### Exercise aim
Look through the material below. Copy every line with the string "that" in it.

### Records for processing
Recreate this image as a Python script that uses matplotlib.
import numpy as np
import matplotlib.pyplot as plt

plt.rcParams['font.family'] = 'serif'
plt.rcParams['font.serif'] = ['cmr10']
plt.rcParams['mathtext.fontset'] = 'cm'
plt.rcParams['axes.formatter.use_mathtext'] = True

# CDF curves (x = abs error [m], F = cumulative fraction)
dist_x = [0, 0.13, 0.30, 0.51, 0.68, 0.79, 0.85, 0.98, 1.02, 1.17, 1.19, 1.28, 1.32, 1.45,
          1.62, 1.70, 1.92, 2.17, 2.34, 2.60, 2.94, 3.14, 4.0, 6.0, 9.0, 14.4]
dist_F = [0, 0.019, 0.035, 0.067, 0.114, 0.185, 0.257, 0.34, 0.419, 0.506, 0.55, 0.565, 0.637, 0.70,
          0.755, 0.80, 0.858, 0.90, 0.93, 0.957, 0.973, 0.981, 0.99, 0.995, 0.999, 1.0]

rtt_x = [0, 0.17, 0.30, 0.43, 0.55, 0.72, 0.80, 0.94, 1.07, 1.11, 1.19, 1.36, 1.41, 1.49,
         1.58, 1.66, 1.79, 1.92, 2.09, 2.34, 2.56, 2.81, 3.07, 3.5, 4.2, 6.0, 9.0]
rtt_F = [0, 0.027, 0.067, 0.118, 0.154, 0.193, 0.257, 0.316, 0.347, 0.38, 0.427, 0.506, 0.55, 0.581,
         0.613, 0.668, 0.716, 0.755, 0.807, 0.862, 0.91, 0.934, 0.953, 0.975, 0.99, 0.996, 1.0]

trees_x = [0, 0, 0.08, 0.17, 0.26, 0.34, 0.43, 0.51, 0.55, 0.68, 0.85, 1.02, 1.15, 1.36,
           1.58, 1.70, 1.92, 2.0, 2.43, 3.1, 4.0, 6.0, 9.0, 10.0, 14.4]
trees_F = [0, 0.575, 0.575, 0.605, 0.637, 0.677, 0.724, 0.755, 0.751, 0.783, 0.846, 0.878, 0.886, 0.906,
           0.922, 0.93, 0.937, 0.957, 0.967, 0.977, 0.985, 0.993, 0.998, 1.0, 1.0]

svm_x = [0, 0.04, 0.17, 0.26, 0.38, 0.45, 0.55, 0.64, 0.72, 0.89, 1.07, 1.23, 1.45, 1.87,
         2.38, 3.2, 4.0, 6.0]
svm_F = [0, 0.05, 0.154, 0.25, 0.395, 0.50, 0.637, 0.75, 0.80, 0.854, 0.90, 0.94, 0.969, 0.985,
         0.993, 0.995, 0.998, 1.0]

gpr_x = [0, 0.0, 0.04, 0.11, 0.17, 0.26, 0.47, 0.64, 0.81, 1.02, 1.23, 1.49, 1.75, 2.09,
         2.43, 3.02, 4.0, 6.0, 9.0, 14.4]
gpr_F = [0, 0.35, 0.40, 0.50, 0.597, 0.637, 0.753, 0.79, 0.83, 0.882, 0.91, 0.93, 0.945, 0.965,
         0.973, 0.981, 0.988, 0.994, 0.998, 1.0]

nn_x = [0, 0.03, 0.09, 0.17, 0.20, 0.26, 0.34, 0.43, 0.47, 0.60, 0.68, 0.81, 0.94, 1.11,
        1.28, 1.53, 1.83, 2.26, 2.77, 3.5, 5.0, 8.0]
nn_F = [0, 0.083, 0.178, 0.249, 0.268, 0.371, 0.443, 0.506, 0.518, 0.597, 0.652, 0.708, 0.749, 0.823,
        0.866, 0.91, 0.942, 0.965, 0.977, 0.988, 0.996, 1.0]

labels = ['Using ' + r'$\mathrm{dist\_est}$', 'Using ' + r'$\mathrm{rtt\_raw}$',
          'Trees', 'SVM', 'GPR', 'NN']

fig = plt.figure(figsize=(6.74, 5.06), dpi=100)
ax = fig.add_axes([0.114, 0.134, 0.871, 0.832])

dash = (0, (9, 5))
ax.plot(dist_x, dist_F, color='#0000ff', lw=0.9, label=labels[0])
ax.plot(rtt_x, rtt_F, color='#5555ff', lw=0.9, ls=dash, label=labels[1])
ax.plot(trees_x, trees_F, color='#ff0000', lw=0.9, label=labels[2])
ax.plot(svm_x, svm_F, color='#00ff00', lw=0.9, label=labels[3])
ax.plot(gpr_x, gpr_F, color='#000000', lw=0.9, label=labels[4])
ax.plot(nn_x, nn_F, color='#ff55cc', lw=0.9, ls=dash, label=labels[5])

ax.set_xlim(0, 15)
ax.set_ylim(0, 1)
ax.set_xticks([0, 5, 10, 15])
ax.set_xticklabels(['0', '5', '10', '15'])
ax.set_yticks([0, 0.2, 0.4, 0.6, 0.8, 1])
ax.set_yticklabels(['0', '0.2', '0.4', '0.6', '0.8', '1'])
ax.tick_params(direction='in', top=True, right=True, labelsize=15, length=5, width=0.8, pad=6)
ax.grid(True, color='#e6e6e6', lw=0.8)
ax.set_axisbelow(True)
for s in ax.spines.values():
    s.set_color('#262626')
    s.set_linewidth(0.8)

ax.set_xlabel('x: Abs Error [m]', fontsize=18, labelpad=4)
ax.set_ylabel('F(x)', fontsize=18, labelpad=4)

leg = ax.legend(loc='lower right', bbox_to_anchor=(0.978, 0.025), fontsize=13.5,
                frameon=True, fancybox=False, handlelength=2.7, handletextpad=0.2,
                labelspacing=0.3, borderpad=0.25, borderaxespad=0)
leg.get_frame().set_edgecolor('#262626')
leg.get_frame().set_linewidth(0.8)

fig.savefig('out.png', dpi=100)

==

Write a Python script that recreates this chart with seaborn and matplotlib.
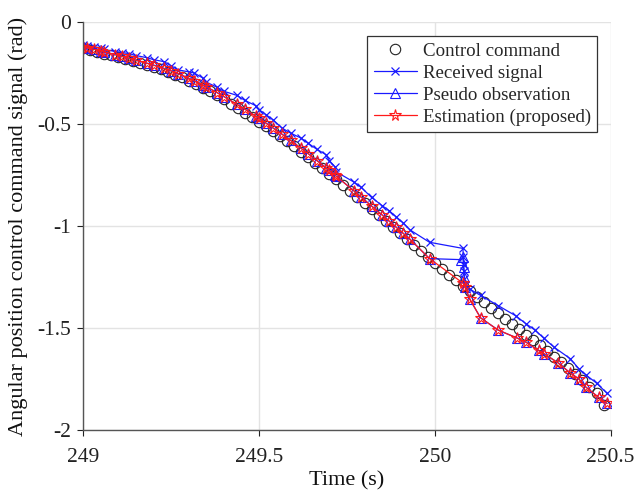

==

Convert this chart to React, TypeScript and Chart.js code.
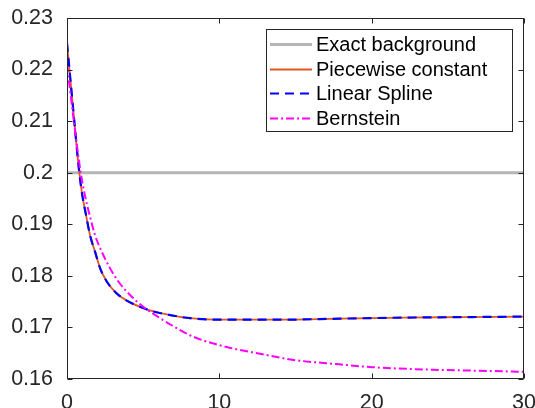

### Written reply
Recreate this image as a Python script that uses matplotlib.
Write a Python script that recreates this chart with seaborn and matplotlib.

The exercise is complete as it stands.